Our condo board has been welcoming. I connected with a couple of the members who couldn’t make it to our ‘party’. I wanted to get a sense of the building in times more normal than these.
“The building’s really special in the sense that it’s got a lot of artists, it’s got a lot of people that have moved into the building in the neighborhood before it was popular,” said Evan Urbania, a HOA board member and owner of Chatterblast, a social media marketing company in Philadelphia, told me over a Zoom call.
Evan has lived in the building for five years and says the best way to go about meeting people is to think of it a bit like college. “The community has always been focused on who you know on each floor, kind of going back to dormitory living, at least that’s been my observation.”
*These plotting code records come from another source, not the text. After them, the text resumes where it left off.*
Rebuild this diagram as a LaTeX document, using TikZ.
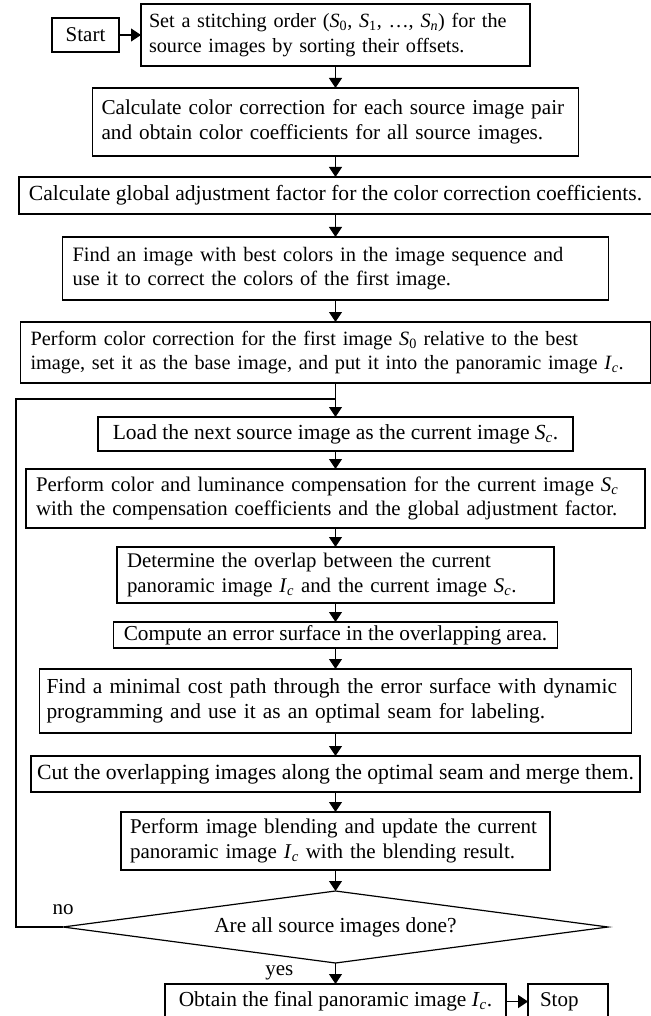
\documentclass[tikz,border=0pt]{standalone}
\usepackage{fontspec}
\setmainfont{Liberation Serif}
\usepackage{tikz}
\usetikzlibrary{arrows.meta,positioning,shapes.geometric}
\newcommand{\ivar}[2]{\textit{#1}\textsubscript{#2}}
\newcommand{\fsz}[1]{\fontsize{#1}{24.5}\selectfont}
\tikzset{
	fc_box/.style = {rectangle, draw=black, line width=1.6pt, inner xsep=10pt,
		inner ysep=0pt, outer sep=0pt, font=\fsz{21}},% plain step box
	fc_two/.style = {fc_box, align=left},% step box, two lines
	fc_one/.style = {fc_box, align=center, font=\fsz{21.5}},% step box, one line
	fc_dec/.style = {diamond, aspect=7.57, draw=black, line width=1.2pt, inner sep=0pt,
		outer sep=0pt, font=\fsz{21.4}},% decision
	fc_lbl/.style = {inner sep=0pt, font=\fsz{21}}% branch label
}

\begin{document}
\begin{tikzpicture}[x=1pt, y=-1pt, >={Triangle[length=10pt,width=13pt]},
	flow/.style={->, line width=1.2pt}]
\useasboundingbox (0,0) rectangle (650,1016);
\node [fc_two, font=\fsz{20.2}, inner xsep=8pt, text width=373pt, minimum height=62pt] (order) at (335.5,35)
	{Set a stitching order (\ivar{S}{0}, \ivar{S}{1}, …, \ivar{S}{\textit{n}}) for the\\
	source images by sorting their offsets.};
\node [fc_one, font=\fsz{21}, minimum width=67pt, minimum height=34pt, left=22pt of order] (start) {Start};
\node [fc_two, font=\fsz{21.2}, inner xsep=9pt, text width=468pt, minimum height=68pt, below=22pt of order] (coef)
	{Calculate color correction for each source image pair\\
	and obtain color coefficients for all source images.};
\node [fc_one, font=\fsz{21.6}, minimum width=630pt, minimum height=37pt, below=21pt of coef] (glob)
	{Calculate global adjustment factor for the color correction coefficients.};
\node [fc_two, font=\fsz{20.5}, text width=526pt, minimum height=63pt, below=23pt of glob] (best)
	{Find an image with best colors in the image sequence and\\
	use it to correct the colors of the first image.};
\node [fc_two, font=\fsz{20.3}, text width=610pt, minimum height=61pt, below=22pt of best] (base)
	{Perform color correction for the first image \ivar{S}{0} relative to the best\\
	image, set it as the base image, and put it into the panoramic image \ivar{I}{\textit{c}}.};
\node [fc_one, minimum width=475pt, minimum height=34pt, below=34pt of base] (load)
	{Load the next source image as the current image \ivar{S}{\textit{c}}.};
\node [fc_two, font=\fsz{20.8}, text width=599pt, minimum height=59pt, below=18pt of load] (comp)
	{Perform color and luminance compensation for the current image \ivar{S}{\textit{c}}\\
	with the compensation coefficients and the global adjustment factor.};
\node [fc_two, font=\fsz{20.8}, text width=417pt, minimum height=56pt, below=19pt of comp] (ovl)
	{Determine the overlap between the current\\
	panoramic image \ivar{I}{\textit{c}} and the current image \ivar{S}{\textit{c}}.};
\node [fc_one, font=\fsz{21.3}, minimum width=444pt, minimum height=26pt, below=19pt of ovl] (err)
	{Compute an error surface in the overlapping area.};
\node [fc_two, font=\fsz{21.4}, inner xsep=7pt, text width=578pt, minimum height=64pt, below=21pt of err] (seam)
	{Find a minimal cost path through the error surface with dynamic\\
	programming and use it as an optimal seam for labeling.};
\node [fc_one, font=\fsz{21.7}, inner xsep=6pt, minimum width=605pt, minimum height=36pt, below=23pt of seam] (cut)
	{Cut the overlapping images along the optimal seam and merge them.};
\node [fc_two, inner xsep=9pt, text width=411pt, minimum height=58pt, below=20pt of cut] (blend)
	{Perform image blending and update the current\\
	panoramic image \ivar{I}{\textit{c}} with the blending result.};
\node [fc_dec, minimum width=545pt, minimum height=72pt, below=21pt of blend] (done)
	{Are all source images done?};
\node [fc_one, font=\fsz{21.4}, minimum width=341pt, minimum height=35pt, below=21pt of done] (final)
	{Obtain the final panoramic image \ivar{I}{\textit{c}}.};
\node [fc_two, inner xsep=12pt, text width=56pt, minimum height=35pt, right=22pt of final] (stop) {Stop};
\node [fc_lbl, above=12pt of done.west] (no) {no};
\node [fc_lbl, below left=2.5pt and 42pt of done.south] (yes) {yes};
\coordinate [below=16pt of base] (join);

\draw [flow] (start) -- (order);
\draw [flow] (order) -- (coef);
\draw [flow] (coef) -- (glob);
\draw [flow] (glob) -- (best);
\draw [flow] (best) -- (base);
\draw [flow] (base) -- (load);
\draw [flow] (load) -- (comp);
\draw [flow] (comp) -- (ovl);
\draw [flow] (ovl) -- (err);
\draw [flow] (err) -- (seam);
\draw [flow] (seam) -- (cut);
\draw [flow] (cut) -- (blend);
\draw [flow] (blend) -- (done);
\draw [flow] (done) -- (final);
\draw [flow] (final) -- (stop);
\draw [line width=1.2pt] (done.west) -- ++(-47,0) |- (join);
\end{tikzpicture}
\end{document}
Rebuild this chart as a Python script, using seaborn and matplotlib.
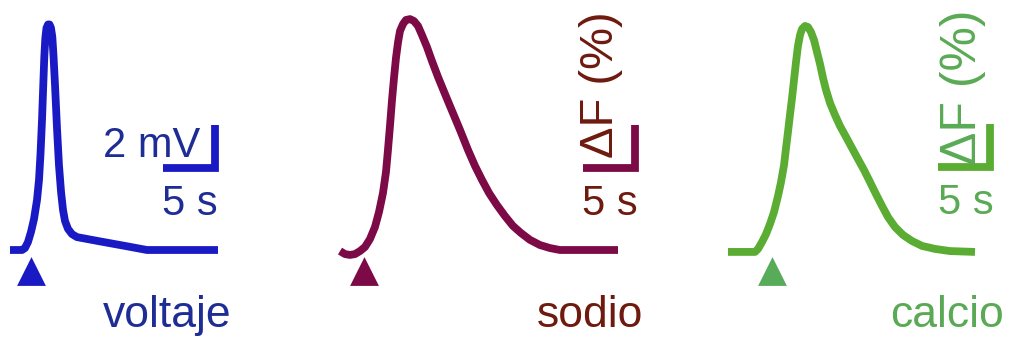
import matplotlib
matplotlib.use("Agg")
import matplotlib.pyplot as plt
import seaborn as sns
import pandas as pd

# ---------------- data (time in s, amplitude in scale-bar units) ----------------
volt_t = [0.96, 2.12, 2.40, 2.69, 2.98, 3.27, 3.56, 3.75, 3.89, 4.04,
          4.16, 4.26, 4.36, 4.47, 4.62, 4.76, 4.90, 5.03, 5.14, 5.29,
          5.48, 5.67, 5.87, 6.06, 6.25, 6.54, 6.92, 7.40, 9.62, 12.02,
          14.13, 20.96]
volt_v = [0, 0, 0.09, 0.37, 0.84, 1.44, 2.33, 3.26, 4.42, 6.05,
          7.67, 8.98, 9.86, 10.33, 10.49, 10.49, 10.33, 9.91, 9.07, 7.67,
          5.67, 3.95, 2.70, 1.86, 1.35, 0.98, 0.74, 0.60, 0.40, 0.19,
          0, 0]

na_t = [0.29, 0.77, 1.25, 1.73, 2.21, 2.69, 3.17, 3.65, 4.04, 4.42,
        4.71, 4.90, 5.10, 5.29, 5.48, 5.67, 5.87, 6.06, 6.35, 6.63,
        7.02, 7.40, 7.79, 8.17, 8.65, 9.13, 9.71, 10.38, 11.06, 11.83,
        12.60, 13.27, 13.94, 14.62, 15.38, 16.15, 16.92, 17.69, 18.56, 19.52,
        20.48, 21.44, 22.40, 27.02]
na_v = [-0.05, -0.19, -0.23, -0.19, -0.05, 0.14, 0.51, 1.07, 1.77, 2.65,
        3.63, 4.65, 5.81, 6.98, 8.0, 8.93, 9.67, 10.19, 10.51, 10.70,
        10.74, 10.65, 10.42, 10.0, 9.44, 8.79, 8.05, 7.26, 6.47, 5.58,
        4.65, 3.91, 3.26, 2.65, 2.09, 1.58, 1.12, 0.79, 0.47, 0.23,
        0.09, 0, 0, 0]

ca_t = [5.19, 7.79, 8.08, 8.46, 8.85, 9.23, 9.62, 10.0, 10.29, 10.58,
        10.77, 10.96, 11.15, 11.35, 11.54, 11.73, 11.92, 12.12, 12.31, 12.60,
        12.88, 13.17, 13.46, 13.75, 14.04, 14.33, 14.62, 15.0, 15.48, 15.96,
        16.54, 17.12, 17.69, 18.27, 18.85, 19.42, 20.0, 20.58, 21.25, 22.02,
        22.88, 23.85, 25.10, 26.54, 28.94]
ca_v = [-0.09, -0.09, 0.05, 0.37, 0.74, 1.21, 1.77, 2.51, 3.16, 3.95,
        4.74, 5.49, 6.28, 7.07, 7.91, 8.74, 9.49, 10.0, 10.28, 10.42,
        10.37, 10.14, 9.77, 9.21, 8.65, 8.0, 7.44, 6.84, 6.28, 5.77,
        5.26, 4.74, 4.23, 3.72, 3.16, 2.60, 2.05, 1.53, 1.07, 0.70,
        0.42, 0.19, 0.05, -0.05, -0.09]

stim_t = [2.98, 2.6, 9.42]          # stimulus (triangle) time per panel
names = ["voltaje", "sodio", "calcio"]
amp_labels = ["2 mV", "\u0394F (%)", "\u0394F (%)"]
time_label = "5 s"
scale_time = 5      # s
scale_amp = 2       # units

line_colors = ["#1a1ac4", "#7b0a46", "#5aac32"]
tri_colors = ["#1a1ac4", "#7b0a46", "#58ab58"]
text_colors = ["#1e2d96", "#6e1a0e", "#5aaa55"]

# ---------------- layout ----------------
W, H = 1011, 337
PX_S = 10.4      # pixels per second
PX_U = 21.5      # pixels per amplitude unit
BASE_Y = 250     # baseline pixel row
PANEL_W = 337
lefts = [0, 337, 674]
LW = 5.6

sns.set_theme(style="white")
plt.rcParams["font.family"] = ["Liberation Sans", "DejaVu Sans"]

fig = plt.figure(figsize=(W / 100, H / 100), dpi=100)


def px(xp, yp, L):
    return (xp - L) / PX_S, (BASE_Y - yp) / PX_U


traces = [(volt_t, volt_v), (na_t, na_v), (ca_t, ca_v)]
layout = [
    dict(corner=(215, 168), amp=(200, 157), amp_fs=30, time=(218, 215), name=(231, 327)),
    dict(corner=(635, 168), amp=(623, 158), amp_fs=34, time=(638, 215), name=(643, 327)),
    dict(corner=(990, 167), amp=(986, 165), amp_fs=36, time=(994, 214), name=(1004, 327)),
]

for i in range(3):
    L = lefts[i]
    ax = fig.add_axes([L / W, 0, PANEL_W / W, 1])
    ax.set_xlim(0, PANEL_W / PX_S)
    ax.set_ylim(-(H - BASE_Y) / PX_U, BASE_Y / PX_U)
    ax.axis("off")

    t, v = traces[i]
    df = pd.DataFrame({"t": t, "v": v})
    sns.lineplot(data=df, x="t", y="v", ax=ax, color=line_colors[i],
                 linewidth=LW, estimator=None, sort=False,
                 solid_joinstyle="round", solid_capstyle="butt")

    sdf = pd.DataFrame({"t": [stim_t[i]], "y": [px(0, 271, 0)[1]]})
    sns.scatterplot(data=sdf, x="t", y="y", ax=ax, marker="^", s=430,
                    color=tri_colors[i], linewidth=0, clip_on=False)

    lay = layout[i]
    cx, cy = px(*lay["corner"], L)
    ax.plot([cx - scale_time, cx, cx], [cy, cy, cy + scale_amp],
            color=line_colors[i], linewidth=LW, solid_joinstyle="miter",
            solid_capstyle="butt", clip_on=False)

    ax_, ay_ = px(*lay["amp"], L)
    if i == 0:
        ax.text(ax_, ay_, amp_labels[i], color=text_colors[i], fontsize=lay["amp_fs"],
                ha="right", va="baseline")
    else:
        ax.text(ax_, ay_, amp_labels[i], color=text_colors[i], fontsize=lay["amp_fs"],
                ha="right", va="bottom", rotation=90)

    tx, ty = px(*lay["time"], L)
    ax.text(tx, ty, time_label, color=text_colors[i], fontsize=30,
            ha="right", va="baseline")

    nx, ny = px(*lay["name"], L)
    ax.text(nx, ny, names[i], color=text_colors[i], fontsize=32,
            ha="right", va="baseline")

fig.savefig("out.png", dpi=100, facecolor="white")
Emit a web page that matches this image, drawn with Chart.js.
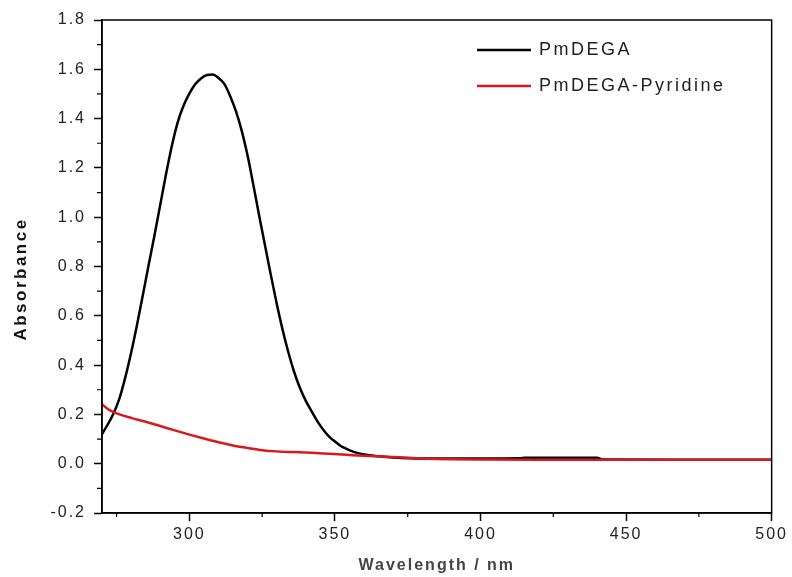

Laurie Churchman, a neighbor on my floor, who was stranded in Peru for the Zoom meet-and-greet, says people do have a sense of boundaries, even in non-corona times. “I think people are appropriately respectful. Everyone is congenial, people like each other, people know each other, people introduce each other, but people are respectful of other people’s privacy too,” she said.
“If you had moved in under other circumstances,” Laurie continued. “I feel like I would have been down there knocking on your door. So hopefully once we’re all back to a place where we can get close to each other, we can introduce you around.”
That sounds nice. Ben and I look forward to that day too.